Et de constater que "l’armée américaine est justement en train de déplacer des forces navales et aéronavales énormes vers la région indopacifique, dont la mer de Chine méridionale, la mer de Chine orientale et le golfe du Bengale. Le mois dernier, les Américains, les Britanniques et les Australiens ont scellé une nouvelle alliance militaire dans cette région appelée AUKUS, dirigée directement contre la Chine et la Russie. Imaginons que les stratèges chinois prennent en considération la possibilité d’un conflit militaire entre les États-Unis et la Chine en Indopacifique. L’armée américaine, qui dispose de 16 bases navales et aéronavales dans cette région, n’aura aucun problème pour fermer les ports chinois, voire les détruire et resserrer l’étau sur les goulets d‘étranglement et ainsi rendre difficile et très risquée la sortie des navires commerciaux ou militaires chinois. Sans oublier qu’ils pourront compter sur l’aide d’autres alliés comme le Japon, la Corée du Sud et Taïwan. Bien sûr que la Chine a mis le paquet sur le développement d’une puissance de frappe maritime à même de contrebalancer la puissance des États-Unis et de leurs alliés dans cette région. Mais comme d’habitude, si conflit il y a, il se déroulera loin du sol américain, et dans ce cas précis il aurait lieu près, si ce n’est à l’intérieur, des terres chinoises. Tout conflit dans cette région est extrêmement risqué pour la Chine à cause de son coût exorbitant et de ses conséquences incalculables sur son économie et sa cohésion interne, qui se verrait découverte à toutes sortes d’incursions et de manipulations des quatre zones tampons, comme c’est le cas actuellement au Tibet et au Xinjiang, habités par la minorité ouïgoure".

Conclusion

Enfin, l’interlocuteur de Sputnik affirme que "contrairement à ce qui est souvent rapporté dans les médias, la Chine demeurera encore pour des décennies dans une posture défensive aussi bien sur le plan économique que militaire".
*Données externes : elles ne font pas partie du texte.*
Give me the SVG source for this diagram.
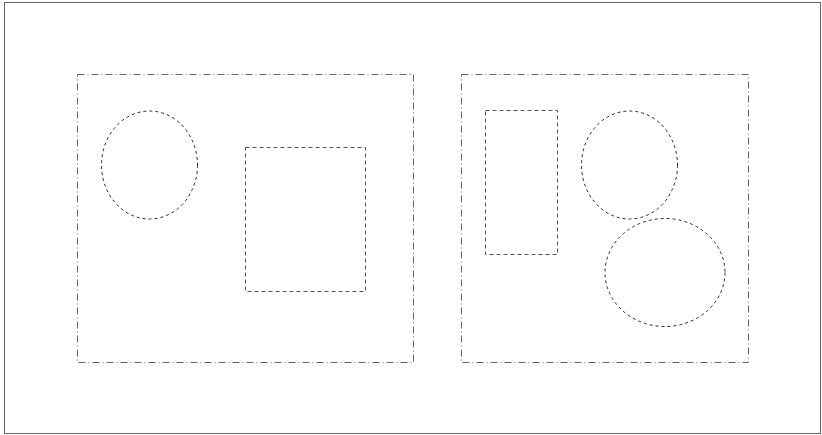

"La Chine va certainement trouver des moyens de faire pression sur les Occidentaux pour faire avancer ses intérêts, y compris en Afrique, mais elle demeure encore loin de pouvoir s’imposer face aux États-Unis, à la France et au Royaume-Uni sur le continent africain", poursuit-il.
Et de conclure: "en travaillant avec la Russie et l’Iran, qui reprennent de plus en plus pied en Afrique, et les pays de la région – l’Algérie, l’Égypte, l’Éthiopie ou encore l’Afrique du Sud – elle pourrait contribuer, au moins matériellement en fournissant des armes et des moyens de surveillance sophistiqués".